- Starting position: Your starting position is ACTIVE. The bar should be touching you, and your lats should be tight, pulling down your back, creating tension. Your butt should be down, with your shoulders still over the bar. The whole foot should be flat. The weight should not be in your toes. The knuckles should be down. Get comfortable holding this position before you start the lift. Find your start and lock it in.
- To lift the bar off the floor, you must drive DOWN through the feet, as if you are pushing the floor into to the center of the earth. The weight will shift more towards the heels so that you can keep your butt STILL. Essentially, as you lift the bar off the floor, your position should stay the same as your starting position, in terms of hip and shoulder angles. This is why it is important to find, hold, and lock your start.
- The biggest error in this section is the butt rising before the chest. This is due to a lack of hamstring development or just not being conscious of using them. You must correct this. Failure to do so pulls the weight to the toes too soon, causing the lift to move forward. You’ll also end up having an extremely hard time getting to a proper power position, and you will also end up using more lower back than legs, increasing your chances for injury.
- The second biggest error is pulling the shoulders behind the bar too soon. The shoulders should remain at the same angle over the bar until the bar is just past the knee. Otherwise, you’ll end up jumping back in the clean. You’ll also over-develop your quads, and under-develop your posterior chain.
- THE ARMS. The arms in this stage don’t do anything. The lats are tight, making sure the bar path stays STRAIGHT. However, the arms are simply ropes at this point, waiting for their turn. It is important that the arms remain this way for the duration of the first pull. Would you do a deadlift with bent arms? Then don’t bend your arms in your clean.
- Speed: Some people will pull faster than others from the floor. For the majority of you, you do not need to go quickly off the floor. This whole section is about stability. You must increase your speed after the knee, so if you start too fast, you may not be able to increase your speed when needed.
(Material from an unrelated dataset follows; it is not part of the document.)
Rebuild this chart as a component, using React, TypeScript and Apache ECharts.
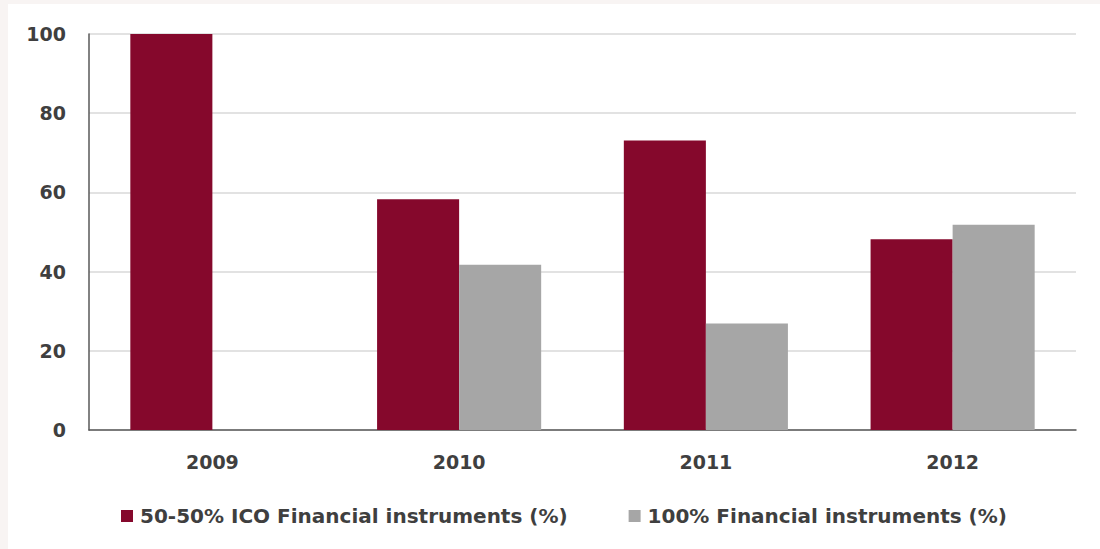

This whole section lasts less than a second during a lift- and there’s so much to think about! That’s why there’s so much tendency to lose a lift during this section. This is where a lot of lifts go wrong- the very first second. Most of you do a lot of these things right. It’s probably just one or two things you need to think about and go over in your head. You can practice them in your warmups, when we do deadlifts, and especially when we do deadlifts or lifts with pauses, like we did yesterday. And of course, if something doesn’t make sense, ask your coaches!